Bartolomé Esteban Murillo’s (1617-1682) simply titled, “Four Figures on a Step” from the artist’s mid-career, there is so much to see.  The income level of this family is immediately evident by the hole in the britches of the child lying in the woman’s lap.  She, however, has been able to acquire a pair of spectacles, which could not have been so easy to come by at the time.  As I have so often said pictures are open to interpretation and keep the art historians in business. The old lady has been described as a procurer offering the little boy or as a virtuous woman delousing the head of a child.  Another tidbit that is fun is that the buttocks of the boy has been covered with over paint twice before in it history and has now been restored to its original state.

I can’t leave the Kimbell without mentioning a set of 4 oversize paintings by François Boucher (1703-1770).  They were created right at the end of his life in 1769 for the Paris hôtel of  Jean-François Bergeret de Frouville [d.1783].  They were acquired from the French Rothschild’s and bought by dealers including our firm.  We offered them to the director of the Frick where they have a rotunda into which they would have fit perfectly.  The director was told to be discreet about their acquisition because the Rothschilds, in those days, did not want anyone to know what they bought or what they sold.  So much for discretion, the Frick director decided not to keep the paintings and spoke with the director of the Kimbell Museum that acquired the set.  Here is an image of one of the paintings representing the “Forge of Vulcan”.

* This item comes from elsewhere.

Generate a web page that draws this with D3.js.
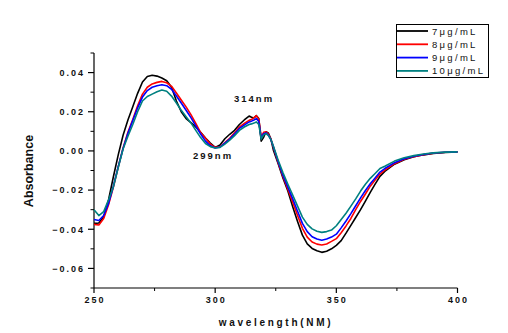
<!DOCTYPE html>
<html><head><meta charset="utf-8">
<script src="https://cdn.jsdelivr.net/npm/d3@7"></script>
<style>
html,body{margin:0;padding:0;background:#fff;}
svg{display:block;font-family:"Liberation Sans",Arial,sans-serif;}
</style></head>
<body>
<svg id="chart" width="508" height="333"></svg>
<script>
const wavelengths = [250,252,254,256,258,260,262,264,266,268,270,272,274,276,278,280,282,284,286,288,290,292,294,296,298,300,302,304,306,308,310,312,314,315,316,317,318,319,320,321,322,323,324,326,328,330,332,334,336,338,340,342,344,346,348,350,352,354,356,358,360,362,364,366,368,370,374,378,382,386,390,395,400];

const conc7 = [-0.0370,-0.0368,-0.0336,-0.0250,-0.0132,-0.0020,0.0080,0.0158,0.0226,0.0294,0.0352,0.0380,0.0386,0.0382,0.0372,0.0358,0.0325,0.0255,0.0200,0.0165,0.0145,0.0122,0.0095,0.0066,0.0040,0.0018,0.0030,0.0062,0.0085,0.0105,0.0135,0.0158,0.0178,0.0172,0.0168,0.0180,0.0165,0.0050,0.0070,0.0098,0.0090,0.0060,0.0005,-0.0065,-0.0140,-0.0205,-0.0285,-0.0360,-0.0430,-0.0475,-0.0498,-0.0510,-0.0518,-0.0512,-0.0500,-0.0482,-0.0458,-0.0420,-0.0380,-0.0340,-0.0300,-0.0256,-0.0212,-0.0170,-0.0130,-0.0105,-0.0068,-0.0045,-0.0030,-0.0020,-0.0013,-0.0008,-0.0005];

const conc8 = [-0.0375,-0.0378,-0.0345,-0.0275,-0.0185,-0.0082,0.0015,0.0095,0.0160,0.0230,0.0290,0.0325,0.0342,0.0350,0.0355,0.0348,0.0330,0.0296,0.0260,0.0225,0.0185,0.0140,0.0094,0.0065,0.0035,0.0018,0.0021,0.0042,0.0064,0.0092,0.0122,0.0140,0.0156,0.0160,0.0170,0.0180,0.0162,0.0070,0.0095,0.0098,0.0085,0.0060,0.0020,-0.0060,-0.0132,-0.0195,-0.0262,-0.0330,-0.0395,-0.0440,-0.0465,-0.0476,-0.0480,-0.0475,-0.0462,-0.0448,-0.0418,-0.0383,-0.0345,-0.0300,-0.0258,-0.0220,-0.0180,-0.0148,-0.0118,-0.0098,-0.0065,-0.0043,-0.0029,-0.0019,-0.0012,-0.0007,-0.0005];

const conc9 = [-0.0350,-0.0355,-0.0330,-0.0268,-0.0180,-0.0080,0.0012,0.0090,0.0155,0.0220,0.0275,0.0308,0.0325,0.0333,0.0338,0.0333,0.0315,0.0280,0.0245,0.0208,0.0170,0.0128,0.0086,0.0050,0.0026,0.0015,0.0020,0.0040,0.0060,0.0086,0.0115,0.0132,0.0148,0.0152,0.0158,0.0165,0.0150,0.0065,0.0088,0.0092,0.0080,0.0058,0.0022,-0.0055,-0.0125,-0.0185,-0.0245,-0.0308,-0.0370,-0.0412,-0.0438,-0.0450,-0.0456,-0.0450,-0.0440,-0.0425,-0.0393,-0.0358,-0.0320,-0.0280,-0.0240,-0.0202,-0.0168,-0.0138,-0.0108,-0.0090,-0.0060,-0.0040,-0.0027,-0.0018,-0.0011,-0.0007,-0.0005];

const conc10 = [-0.0300,-0.0330,-0.0310,-0.0250,-0.0183,-0.0085,0.0010,0.0075,0.0135,0.0200,0.0255,0.0278,0.0290,0.0302,0.0311,0.0305,0.0280,0.0245,0.0208,0.0175,0.0143,0.0105,0.0068,0.0038,0.0022,0.0015,0.0018,0.0035,0.0055,0.0078,0.0105,0.0122,0.0135,0.0138,0.0142,0.0148,0.0135,0.0060,0.0082,0.0088,0.0078,0.0058,0.0025,-0.0048,-0.0112,-0.0170,-0.0225,-0.0282,-0.0338,-0.0375,-0.0398,-0.0410,-0.0416,-0.0412,-0.0404,-0.0382,-0.0350,-0.0318,-0.0282,-0.0245,-0.0205,-0.0170,-0.0140,-0.0115,-0.0090,-0.0078,-0.0052,-0.0035,-0.0024,-0.0016,-0.0010,-0.0006,-0.0005];

const seriesNames = ["7μg/mL","8μg/mL","9μg/mL","10μg/mL"];
const seriesColors = ["#000000","#ff0000","#0000ff","#008080"];
const seriesValues = [conc7, conc8, conc9, conc10];

const xTicks = [250,300,350,400];
const xMinorTicks = [275,325,375];
const yTicks = [-0.06,-0.04,-0.02,0.00,0.02,0.04];
const yMinorTicks = [-0.07,-0.05,-0.03,-0.01,0.01,0.03,0.05];
const annotations = [{text:"314nm", nm:314, a:0.0190}, {text:"299nm", nm:299, a:-0.0005}];

const svg = d3.select("#chart");
const x = d3.scaleLinear().domain([250,400]).range([94,457.5]);
const y = d3.scaleLinear().domain([-0.07,0.05]).range([288,53]);

// axes
const xAxis = svg.append("g").attr("transform","translate(0,288)");
xAxis.append("line").attr("x1",x(250)).attr("x2",x(400)).attr("stroke","#000").attr("stroke-width",1.2);
xAxis.selectAll(".xt").data(xTicks).enter().append("line")
  .attr("x1",d=>x(d)).attr("x2",d=>x(d)).attr("y1",0).attr("y2",5).attr("stroke","#000").attr("stroke-width",1.2);
xAxis.selectAll(".xm").data(xMinorTicks).enter().append("line")
  .attr("x1",d=>x(d)).attr("x2",d=>x(d)).attr("y1",0).attr("y2",3).attr("stroke","#000").attr("stroke-width",1);
xAxis.selectAll(".xl").data(xTicks).enter().append("text")
  .attr("x",d=>x(d)+1).attr("y",15).attr("text-anchor","middle")
  .style("font-size","9px").style("font-weight","bold").style("letter-spacing","2px").attr("fill","#111")
  .text(d=>d);

const yAxis = svg.append("g").attr("transform","translate(94,0)");
yAxis.append("line").attr("y1",y(-0.07)).attr("y2",y(0.05)).attr("stroke","#000").attr("stroke-width",1.2);
yAxis.selectAll(".yt").data(yTicks).enter().append("line")
  .attr("y1",d=>y(d)).attr("y2",d=>y(d)).attr("x1",0).attr("x2",-6).attr("stroke","#000").attr("stroke-width",1.2);
yAxis.selectAll(".ym").data(yMinorTicks).enter().append("line")
  .attr("y1",d=>y(d)).attr("y2",d=>y(d)).attr("x1",0).attr("x2",-3.5).attr("stroke","#000").attr("stroke-width",1);
yAxis.selectAll(".yl").data(yTicks).enter().append("text")
  .attr("x",-9).attr("y",d=>y(d)+3.3).attr("text-anchor","end")
  .style("font-size","9px").style("font-weight","bold").style("letter-spacing","2px").attr("fill","#111")
  .text(d=>d3.format(".2f")(d));

// axis titles
svg.append("text").attr("transform","translate(33,171) rotate(-90)").attr("text-anchor","middle")
  .style("font-size","12.5px").style("font-weight","bold").attr("fill","#111").text("Absorbance");
svg.append("text").attr("x",276).attr("y",326).attr("text-anchor","middle")
  .style("font-size","10px").style("font-weight","bold").style("letter-spacing","2.7px").attr("fill","#111")
  .text("wavelength(NM)");

// lines
const line = d3.line().x((d,i)=>x(wavelengths[i])).y(d=>y(d));
seriesValues.forEach((vals,k)=>{
  svg.append("path").datum(vals).attr("d",line).attr("fill","none")
    .attr("stroke",seriesColors[k]).attr("stroke-width",1.6).attr("stroke-linejoin","round");
});

// annotations
svg.append("text").attr("x",234).attr("y",102).style("font-size","9.5px").style("font-weight","bold")
  .style("letter-spacing","2px").attr("fill","#111").text(annotations[0].text);
svg.append("text").attr("x",193).attr("y",159).style("font-size","9.5px").style("font-weight","bold")
  .style("letter-spacing","2px").attr("fill","#111").text(annotations[1].text);

// legend
const lg = svg.append("g");
lg.append("rect").attr("x",396.5).attr("y",24.5).attr("width",92).attr("height",53)
  .attr("fill","#fff").attr("stroke","#000").attr("stroke-width",1);
seriesNames.forEach((n,k)=>{
  const yy = 31 + k*13.3;
  lg.append("line").attr("x1",397).attr("x2",428).attr("y1",yy).attr("y2",yy)
    .attr("stroke",seriesColors[k]).attr("stroke-width",1.8);
  lg.append("text").attr("x",432).attr("y",yy+3.5).style("font-size","9.5px")
    .style("letter-spacing","2.3px").attr("fill","#111").text(n);
});
</script>
</body></html>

The Kimbell collection goes well into the 20th century but I will conclude with a work of 1889 by James Ensor (Belgium, 1860-1949).  The painting, “Skeletons Warming Themselves”.   The artist, to quote the Museum’s website  “has placed three dressed-up skeletons in the foreground around a stove on which is written “Pas de feu” and under it “en trouverez vous demain?”—“No fire. Will you find any tomorrow?”  “The skeletons are accompanied by a palette and brush, a violin, and a lamp. Presumably Ensor intended these items to symbolize art, music, and literature. If so, the probable implication is that artistic inspiration, or patronage to support it, has expired.”  What a wonderfully macabre subject of social criticism.  Again another painting that is tops in its class.

The Kimbell is truly a museum of Masterpieces.